We estimated the population genetic structure of these above-mentioned mite species among mite populations on different host species. First, we conducted analyses of molecular variance (AMOVA) using the poppr.amova function from POPPR v.2.871,72, and we tested for statistical significance using the randtest function of ADE4 v.2.173,74,75,76. We further investigated the genetic structuring among samples, based on genetic distances, through principal components analyses (PCA) with the dudi.pca function of ADE4.

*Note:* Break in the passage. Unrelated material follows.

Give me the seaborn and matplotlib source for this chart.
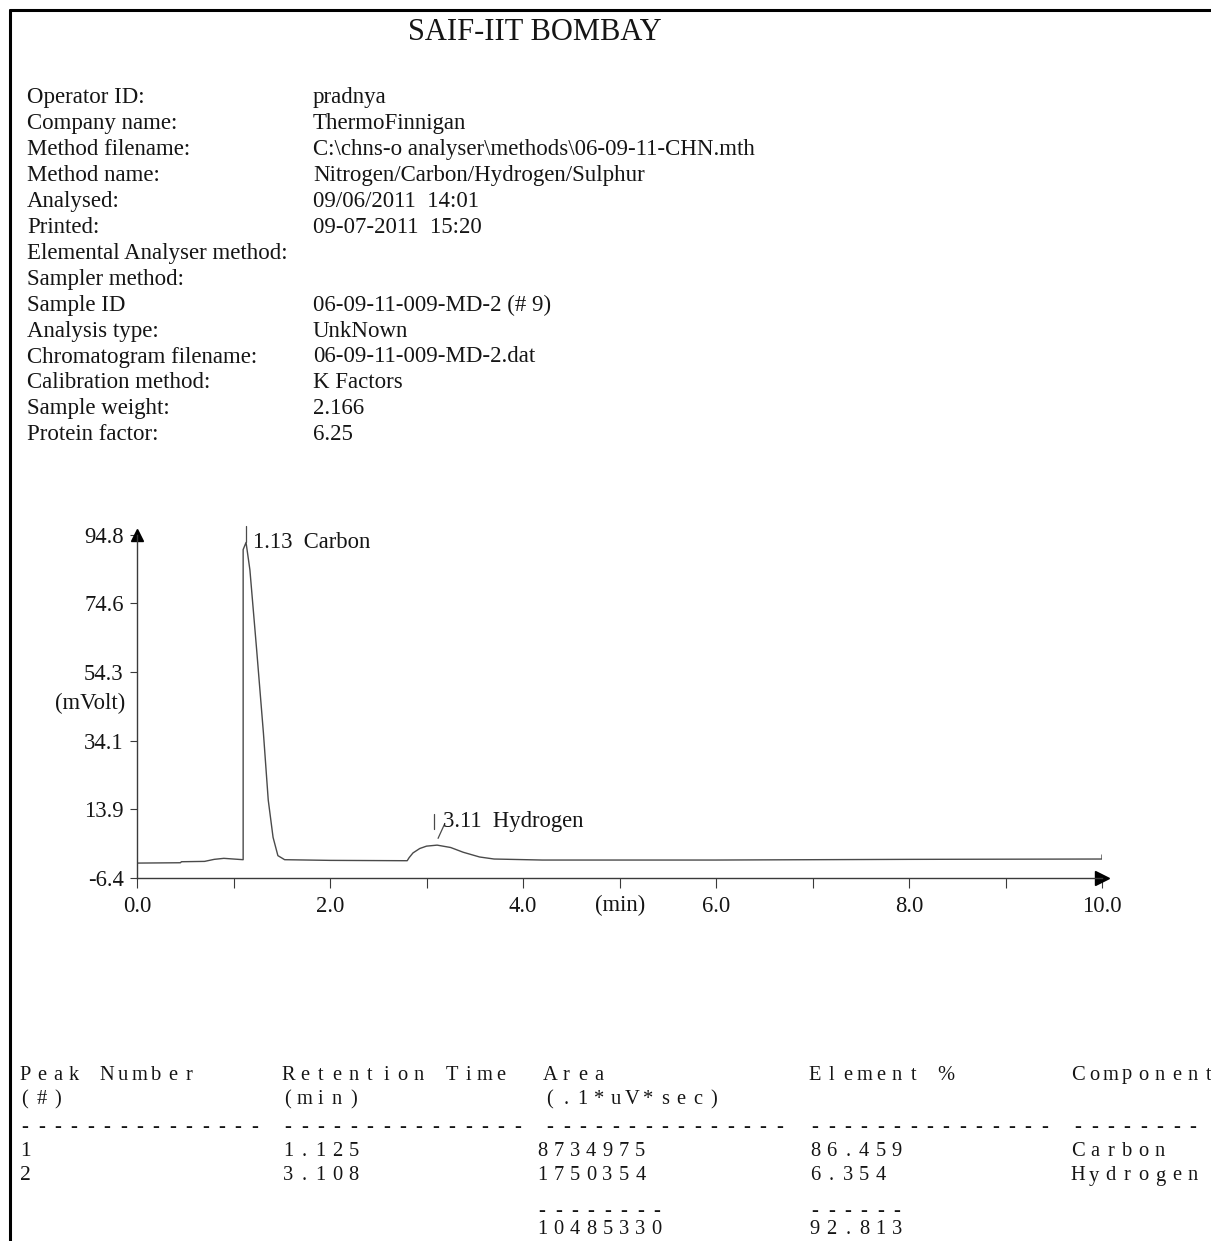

Additionally, we estimated population genetic parameters using PEGAS v.0.177. We used the nuc.div function to calculate nucleotide diversity (π, hereafter genetic diversity78). Also, we calculated parameters to detect population expansions. We calculated Tajima’s D79, using the tajima.test function; and estimated statistical significance assuming that D follows a normal distribution with mean zero and variance one. We also calculated R2 using the R2.test function and evaluated its statistical significance through 1,000 coalescent simulations. Finally, we estimated the haplotype diversity (Hd) using the hap.div function, and used the haplotype and haplonet functions to build haplotype networks and study the mites haplotype distribution.